WHAT IS EXPECTED
Your task is to retype, word for word, the lines from the start of the data through the line holding "(low-t) at (455,277)". Do not include the pictures.

**** SUPPLIED ENTRIES ****

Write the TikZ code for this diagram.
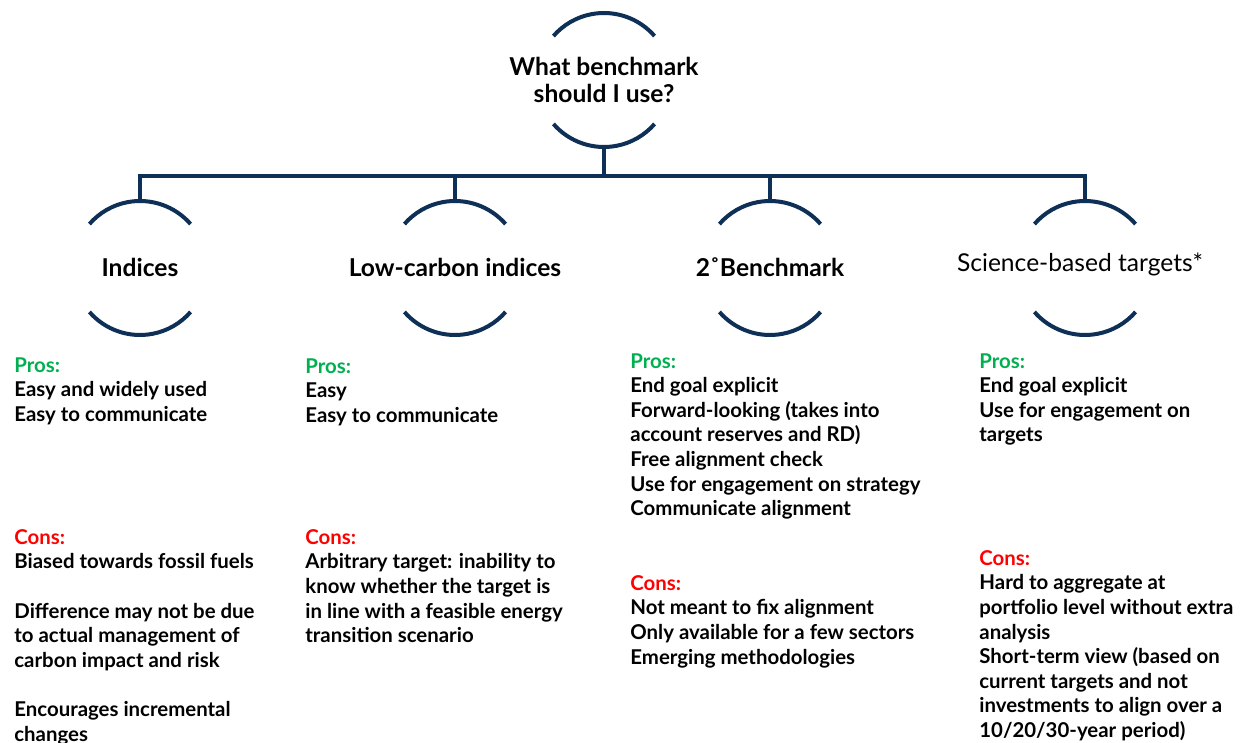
\documentclass[tikz,border=0pt]{standalone}
\usepackage{fontspec}
\setmainfont{Lato}
\usepackage{tikz}

\definecolor{navy}{HTML}{0E2F56}
\definecolor{prosgreen}{HTML}{00B050}
\definecolor{consred}{HTML}{FF0000}

\tikzset{
    ring/.style={circle, minimum size=67pt, inner sep=0pt, outer sep=0pt},
    arcline/.style={navy, line width=2pt},
    link/.style={navy, line width=2pt},
    head/.style={font=\fontsize{12.3}{13.5}\selectfont\bfseries, inner sep=0pt, anchor=base},
    notes/.style={font=\fontsize{10.2}{12.3}\selectfont\bfseries, align=left, inner sep=0pt, anchor=north west},
}

% the two half rings round a node
\newcommand{\halfrings}[1]{%
    \draw[arcline] (#1.41) arc[start angle=41, end angle=139, radius=33.5pt];
    \draw[arcline] (#1.221) arc[start angle=221, end angle=319, radius=33.5pt];}

\begin{document}
\begin{tikzpicture}[x=0.5pt, y=-0.5pt]
    \useasboundingbox (0,0) rectangle (1250,743);

    % question
    \node[ring] (quest) at (604,80) {};
    \halfrings{quest}
    \node[head, anchor=center, align=center] (quest-t) at (quest) {What benchmark\\should I use?};

    % the four choices
    \node[ring] (ind) at (140,268) {};
    \halfrings{ind}
    \node[head] (ind-t) at (140,277) {Indices};

    \node[ring] (low) at (455,268) {};
    \halfrings{low}
    \node[head] (low-t) at (455,277) {Low-carbon indices};

    \node[ring] (two) at (770,268) {};
    \halfrings{two}
    \node[head] (two-t) at (770,277) {2˚Benchmark};

    \node[ring] (sbt) at (1085,268) {};
    \halfrings{sbt}
    \node[head, font=\fontsize{12.3}{13.5}\selectfont] (sbt-t) at (1080,272) {Science-based targets*};

    % tree lines
    \coordinate (bar) at (604,176);
    \draw[link] (quest.south) -- (bar);
    \draw[link] (ind.north) -- (ind.north |- bar) -- (sbt.north |- bar) -- (sbt.north);
    \draw[link] (low.north) -- (low.north |- bar);
    \draw[link] (two.north) -- (two.north |- bar);

    % pros
    \node[notes] (ind-p) at (14,357) {\textcolor{prosgreen}{Pros:}\\Easy and widely used\\Easy to communicate};
    \node[notes] (low-p) at (305,358) {\textcolor{prosgreen}{Pros:}\\Easy\\Easy to communicate};
    \node[notes] (two-p) at (630,353) {\textcolor{prosgreen}{Pros:}\\End goal explicit\\Forward-looking (takes into\\account reserves and RD)\\Free alignment check\\Use for engagement on strategy\\Communicate alignment};
    \node[notes] (sbt-p) at (979,353) {\textcolor{prosgreen}{Pros:}\\End goal explicit\\Use for engagement on\\targets};

    % cons
    \node[notes] (ind-c) at (14,529) {\textcolor{consred}{Cons:}\\Biased towards fossil fuels\\[12.3pt]Difference may not be due\\to actual management of\\carbon impact and risk\\[12.3pt]Encourages incremental\\changes};
    \node[notes] (low-c) at (305,529) {\textcolor{consred}{Cons:}\\Arbitrary target: inability to\\know whether the target is\\in line with a feasible energy\\transition scenario};
    \node[notes] (two-c) at (630,575) {\textcolor{consred}{Cons:}\\Not meant to fix alignment\\Only available for a few sectors\\Emerging methodologies};
    \node[notes] (sbt-c) at (979,550) {\textcolor{consred}{Cons:}\\Hard to aggregate at\\portfolio level without extra\\analysis\\Short-term view (based on\\current targets and not\\investments to align over a\\10/20/30-year period)};

\end{tikzpicture}
\end{document}
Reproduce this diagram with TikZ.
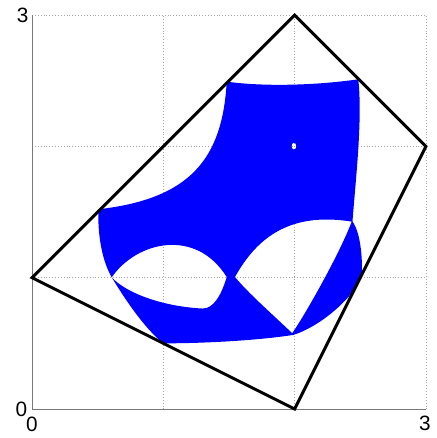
\documentclass[tikz,border=0pt]{standalone}
\usepackage{tikz}
\usepackage{xcolor}
\usepackage{fontspec}
\setmainfont{Liberation Sans}
\definecolor{flateblaa}{RGB}{0,0,255}
\definecolor{aksegraa}{RGB}{120,120,120}

\begin{document}
\begin{tikzpicture}[x=4cm, y=4cm, every node/.style={font=\fontsize{18}{20}\selectfont, inner sep=0pt}]
  \useasboundingbox (-0.2437,-0.2209) rectangle (3.0845,3.115);
  % Rutenett
  \foreach \k in {1,2,3} {
    \draw[dotted, gray!70, line width=0.5pt] (\k,0) -- (\k,3);
    \draw[dotted, gray!70, line width=0.5pt] (0,\k) -- (3,\k);
  }
  % Akser
  \draw[aksegraa, line width=0.8pt] (0,3) -- (0,0) -- (3,0);
  \node[anchor=east] (y0) at (-0.035,0) {0};
  \node[anchor=east] (y3) at (-0.025,3) {3};
  \node[anchor=north] (x0) at (0,-0.06) {0};
  \node[anchor=north] (x3) at (2.993,-0.055) {3};
  % Blaatt omraade med hull
  \fill[flateblaa, even odd rule]
    (1.483,2.493) .. controls (1.80,2.45) and (2.20,2.47) .. (2.485,2.511)
    .. controls (2.52,2.20) and (2.46,1.70) .. (2.441,1.427)
    .. controls (2.50,1.35) and (2.52,1.15) .. (2.511,1.008)
    .. controls (2.45,0.85) and (2.20,0.63) .. (1.990,0.564)
    .. controls (1.70,0.52) and (1.30,0.50) .. (1.000,0.500)
    .. controls (0.85,0.62) and (0.70,0.85) .. (0.607,1.003)
    .. controls (0.54,1.12) and (0.50,1.30) .. (0.505,1.521)
    .. controls (1.20,1.60) and (1.45,1.90) .. (1.483,2.493) -- cycle
    % venstre hull
    (0.607,1.003) .. controls (0.80,1.28) and (1.25,1.38) .. (1.483,1.005)
    .. controls (1.44,0.86) and (1.38,0.765) .. (1.300,0.765)
    .. controls (1.00,0.78) and (0.72,0.88) .. (0.607,1.003) -- cycle
    % hoyre hull
    (1.546,1.005) .. controls (1.72,1.32) and (1.98,1.50) .. (2.435,1.427)
    .. controls (2.35,1.20) and (2.10,0.75) .. (1.982,0.577)
    .. controls (1.80,0.75) and (1.65,0.88) .. (1.546,1.005) -- cycle
    % lite hull
    (1.995,2.002) ellipse [x radius=0.018, y radius=0.026];
  % Firkant
  \draw[line width=2.6pt, line join=miter] (0,1) -- (2,3) -- (3,2) -- (2,0) -- cycle;
\end{tikzpicture}
\end{document}
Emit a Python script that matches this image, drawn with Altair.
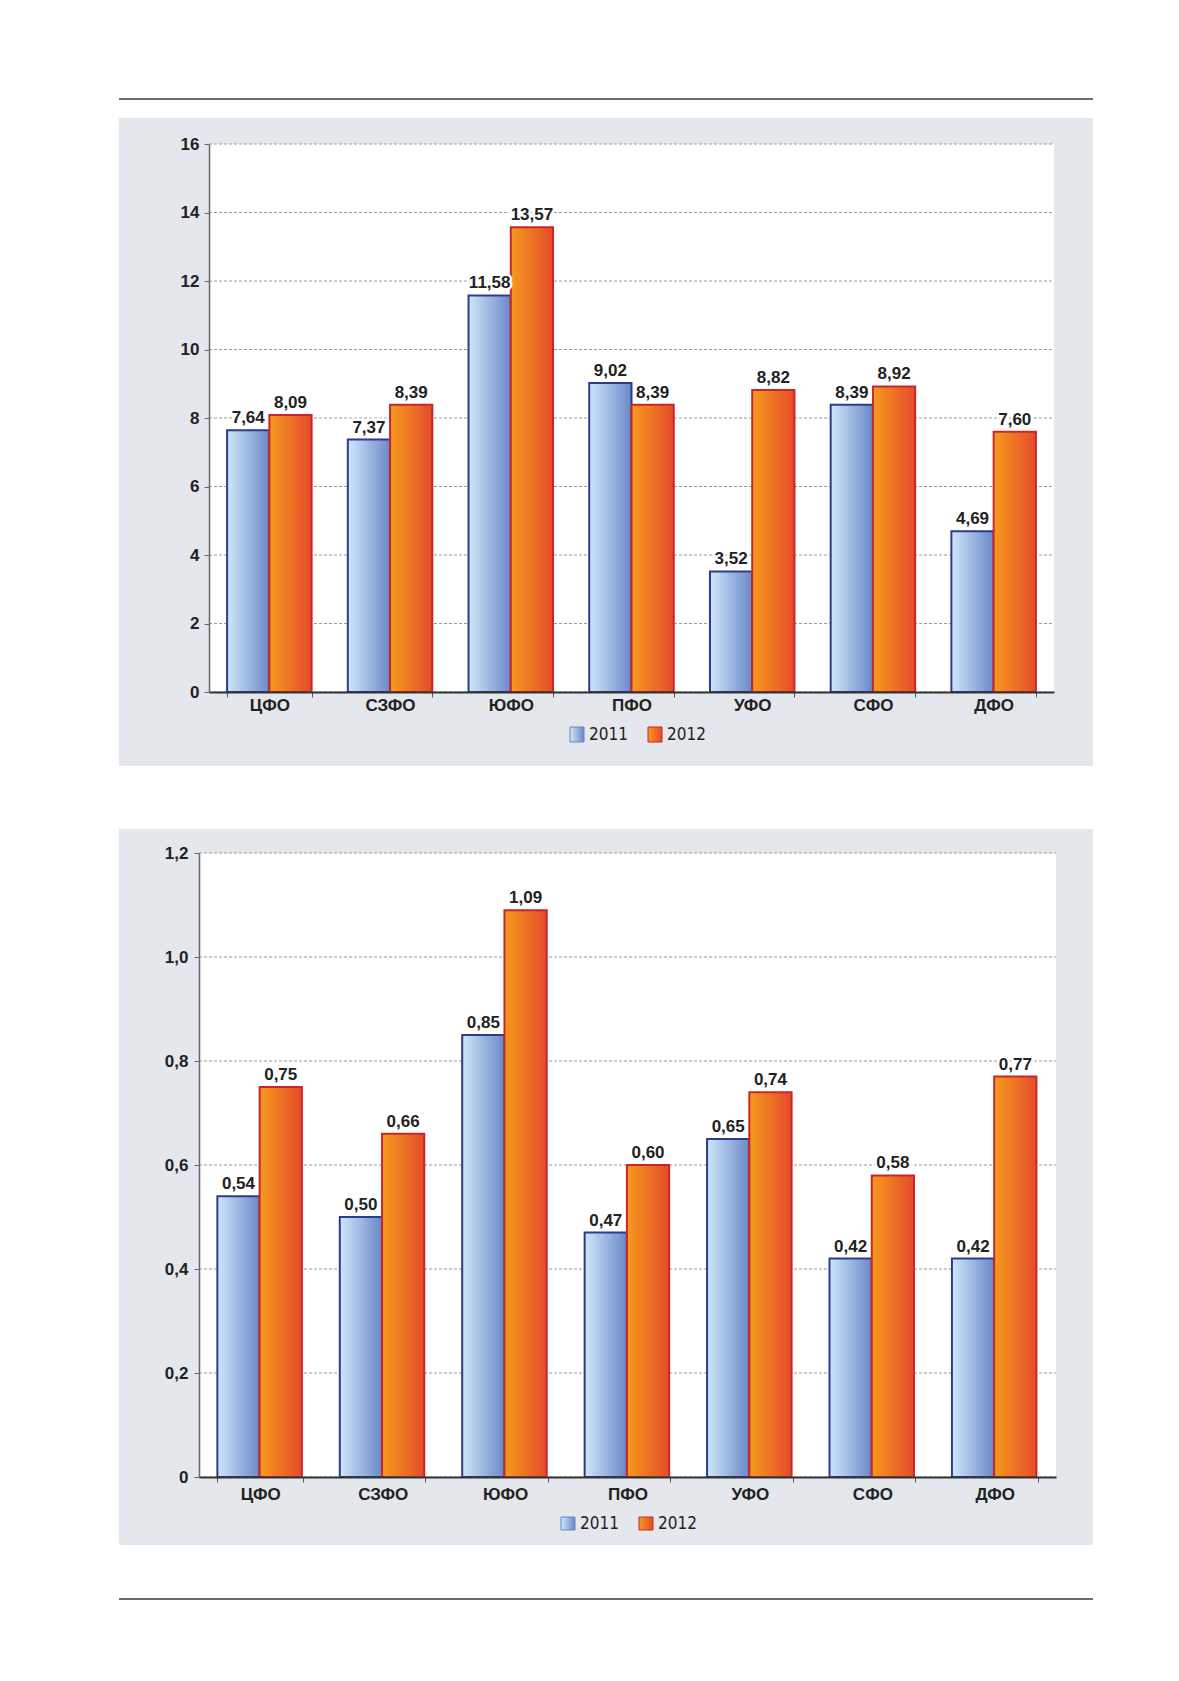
import altair as alt
import pandas as pd

# ---------------- data ----------------
regions = ["ЦФО", "СЗФО", "ЮФО", "ПФО", "УФО", "СФО", "ДФО"]
years = ["2011", "2012"]
top_2011 = [7.64, 7.37, 11.58, 9.02, 3.52, 8.39, 4.69]
top_2012 = [8.09, 8.39, 13.57, 8.39, 8.82, 8.92, 7.60]
bot_2011 = [0.54, 0.50, 0.85, 0.47, 0.65, 0.42, 0.42]
bot_2012 = [0.75, 0.66, 1.09, 0.60, 0.74, 0.58, 0.77]
top_ticks = [0, 2, 4, 6, 8, 10, 12, 14, 16]
bot_ticks = [0, 0.2, 0.4, 0.6, 0.8, 1.0, 1.2]

# ---------------- styles ----------------
FONT = "Liberation Sans"
NARROW = "Liberation Sans Narrow, DejaVu Sans Condensed, sans-serif"
PANEL = "#e4e8ec"

blue_grad = alt.Gradient(
    gradient="linear", x1=0, x2=1, y1=0, y2=0,
    stops=[alt.GradientStop(offset=0, color="#cfe7fa"),
           alt.GradientStop(offset=1, color="#6a88c8")])
orange_grad = alt.Gradient(
    gradient="linear", x1=0, x2=1, y1=0, y2=0,
    stops=[alt.GradientStop(offset=0, color="#f59a1e"),
           alt.GradientStop(offset=1, color="#e54b2b")])
BLUE_STROKE = "#2e3a8c"
ORANGE_STROKE = "#c9262b"


def make_panel(v2011, v2012, ticks, ymax, height, xrange, yaxis_offset,
               label_expr, label_pad_x, label_pad_y,
               panel_y, line_y, legend):
    df = pd.DataFrame({
        "region": regions * 2,
        "year": [years[0]] * len(regions) + [years[1]] * len(regions),
        "value": list(v2011) + list(v2012),
    })
    one = pd.DataFrame({"a": [0]})
    tick_df = pd.DataFrame({"value": ticks})

    xscale = alt.Scale(domain=regions, range=xrange, paddingInner=0.3, paddingOuter=0.15)
    yscale = alt.Scale(domain=[0, ymax], nice=False, zero=True)
    oscale = alt.Scale(domain=years, paddingInner=0, paddingOuter=0)

    xaxis = alt.Axis(title=None, labelAngle=0, labelFont=FONT, labelFontSize=17,
                     labelFontWeight="bold", labelColor="#222", domainColor="#333",
                     domainWidth=2, tickColor="#555", tickSize=5, tickBand="extent",
                     labelPadding=label_pad_x, grid=False, zindex=1)
    yaxis = alt.Axis(title=None, values=ticks, labelExpr=label_expr, labelFont=FONT,
                     labelFontSize=17, labelFontWeight="bold", labelColor="#222",
                     domainColor="#666", domainWidth=1.5, tickColor="#666", tickSize=5,
                     labelPadding=label_pad_y, offset=yaxis_offset, grid=False, zindex=1)

    base = alt.Chart(df)

    panel = alt.Chart(one).mark_rect(color=PANEL).encode(
        x=alt.value(-80), x2=alt.value(894),
        y=alt.value(panel_y[0]), y2=alt.value(panel_y[1]))
    plot_bg = alt.Chart(one).mark_rect(color="white").encode(
        x=alt.value(xrange[0]), x2=alt.value(xrange[1]),
        y=alt.value(0), y2=alt.value(height))
    hline = alt.Chart(one).mark_rule(color="#6b6b6b", strokeWidth=2).encode(
        x=alt.value(-80), x2=alt.value(894), y=alt.value(line_y))
    grid = alt.Chart(tick_df).mark_rule(color="#9a9a9a", strokeWidth=1,
                                        strokeDash=[3, 2]).encode(
        y=alt.Y("value:Q", scale=yscale, axis=yaxis),
        x=alt.value(xrange[0]), x2=alt.value(xrange[1]))

    enc = dict(
        x=alt.X("region:N", scale=xscale, axis=xaxis, sort=regions),
        xOffset=alt.XOffset("year:N", scale=oscale),
        y=alt.Y("value:Q", scale=yscale, axis=yaxis),
    )
    bars1 = base.transform_filter(alt.datum.year == years[0]).mark_bar(
        fill=blue_grad, stroke=BLUE_STROKE, strokeWidth=2).encode(**enc)
    bars2 = base.transform_filter(alt.datum.year == years[1]).mark_bar(
        fill=orange_grad, stroke=ORANGE_STROKE, strokeWidth=2).encode(**enc)

    lab = base.transform_calculate(
        label="replace(format(datum.value, '.2f'), '.', ',')")
    halo = lab.mark_text(font=FONT, fontSize=17, fontWeight="bold", baseline="bottom",
                         dy=-3, stroke="white", strokeWidth=5, color="white").encode(
        text="label:N", **enc)
    text = lab.mark_text(font=FONT, fontSize=17, fontWeight="bold", baseline="bottom",
                         dy=-3, color="#222").encode(text="label:N", **enc)

    (s1x, s2x, sy0, sy1, t1x, t2x, ty) = legend
    leg = [
        alt.Chart(one).mark_rect(fill=blue_grad, stroke="#6f80bf", strokeWidth=1).encode(
            x=alt.value(s1x), x2=alt.value(s1x + 14), y=alt.value(sy0), y2=alt.value(sy1)),
        alt.Chart(one).mark_rect(fill=orange_grad, stroke=ORANGE_STROKE, strokeWidth=1).encode(
            x=alt.value(s2x), x2=alt.value(s2x + 14), y=alt.value(sy0), y2=alt.value(sy1)),
        alt.Chart(one).mark_text(font=NARROW, fontSize=17, align="left", baseline="middle",
                                 color="#222").encode(
            x=alt.value(t1x), y=alt.value(ty), text=alt.value(years[0])),
        alt.Chart(one).mark_text(font=NARROW, fontSize=17, align="left", baseline="middle",
                                 color="#222").encode(
            x=alt.value(t2x), y=alt.value(ty), text=alt.value(years[1])),
    ]

    return alt.layer(panel, hline, plot_bg, grid, bars1, bars2, halo, text, *leg).properties(
        width=857, height=height)


top = make_panel(
    top_2011, top_2012, top_ticks, 16, 548, [10, 855], -10,
    "format(datum.value, 'd')", 0, 5,
    (-26, 622), -45,
    (371, 449, 583, 598, 390, 468, 590.5))

bottom = make_panel(
    bot_2011, bot_2012, bot_ticks, 1.2, 624, [0, 857], 0,
    "datum.value == 0 ? '0' : replace(format(datum.value, '.1f'), '.', ',')", 4, 6,
    (-24, 692), 746,
    (362, 440, 664, 677, 381, 459, 670.5))

chart = alt.vconcat(top, bottom, spacing=63).properties(
    padding={"left": 110, "top": 90, "right": 0, "bottom": 0},
    background="white",
).configure_view(stroke=None)

chart.save("out.html", embed_options={"renderer": "svg", "actions": False})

****

COMPLETED TASK
Write the TikZ code for this diagram.
\documentclass[tikz,border=0pt]{standalone}
\usepackage{fontspec}
\setmainfont{Lato}
\usepackage{tikz}

\definecolor{navy}{HTML}{0E2F56}
\definecolor{prosgreen}{HTML}{00B050}
\definecolor{consred}{HTML}{FF0000}

\tikzset{
    ring/.style={circle, minimum size=67pt, inner sep=0pt, outer sep=0pt},
    arcline/.style={navy, line width=2pt},
    link/.style={navy, line width=2pt},
    head/.style={font=\fontsize{12.3}{13.5}\selectfont\bfseries, inner sep=0pt, anchor=base},
    notes/.style={font=\fontsize{10.2}{12.3}\selectfont\bfseries, align=left, inner sep=0pt, anchor=north west},
}

% the two half rings round a node
\newcommand{\halfrings}[1]{%
    \draw[arcline] (#1.41) arc[start angle=41, end angle=139, radius=33.5pt];
    \draw[arcline] (#1.221) arc[start angle=221, end angle=319, radius=33.5pt];}

\begin{document}
\begin{tikzpicture}[x=0.5pt, y=-0.5pt]
    \useasboundingbox (0,0) rectangle (1250,743);

    % question
    \node[ring] (quest) at (604,80) {};
    \halfrings{quest}
    \node[head, anchor=center, align=center] (quest-t) at (quest) {What benchmark\\should I use?};

    % the four choices
    \node[ring] (ind) at (140,268) {};
    \halfrings{ind}
    \node[head] (ind-t) at (140,277) {Indices};

    \node[ring] (low) at (455,268) {};
    \halfrings{low}
    \node[head] (low-t) at (455,277) {Low-carbon indices};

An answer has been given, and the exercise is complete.